I soon realized that Chance (voiced by Michael J. Fox) is a boxer. I guess I had never really paid much attention to the breed of dog he was before, and now that we own a boxer - I was surprised and even more excited to watch the movie!
It didn't take long for me to be laughing out loud at the behavior/personality of Chance, but especially the voice-over and the things that Chance/Michael J. Fox was saying. I was laughing because I could totally see Brock acting, speaking (if he could speak, ha!) or thinking like Chance.
Well. The laughing out loud quickly turned into a huge lump in my throat, and every time Chance would do/say something that reminded me of Brock - my chin would quiver, the lump would rise, and tears would well up in my eyes.
At the rate I was going - I knew that I needed to totally fast forward through the (almost) end when Shadow falls into the muddy hole.
I made it to the end.
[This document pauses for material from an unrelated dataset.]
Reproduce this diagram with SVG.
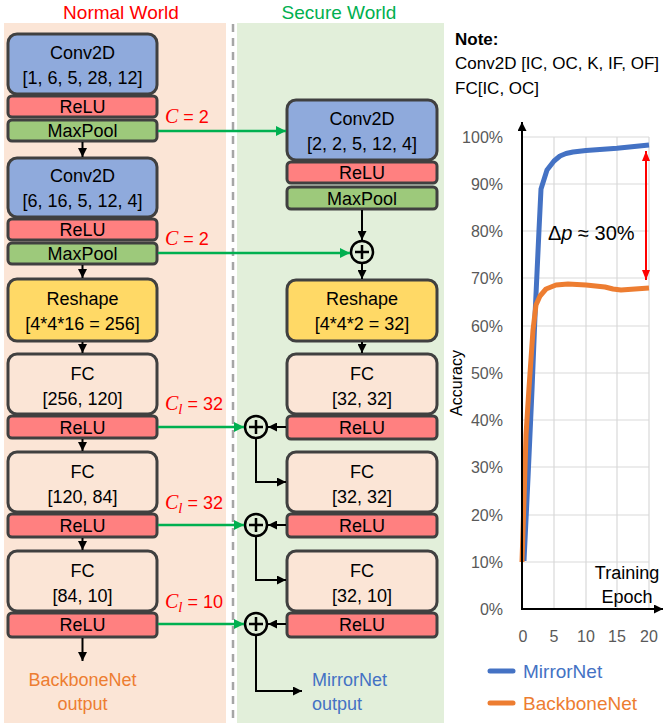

When all are reunited.
Commence ugly crying, lip and chin quivering, and both Brock and Sonny looking at me like I was a blubbering lunatic.
At that point I was really happy that I was watching this sans Hubby - because I would have never lived this moment down.
After I regained some composure, I came out into the living room all sniffle-y with tear soaked cheeks, said, "I'm never watching this movie again," and made a mental note to add Homeward Bound to my list of tear jerkers.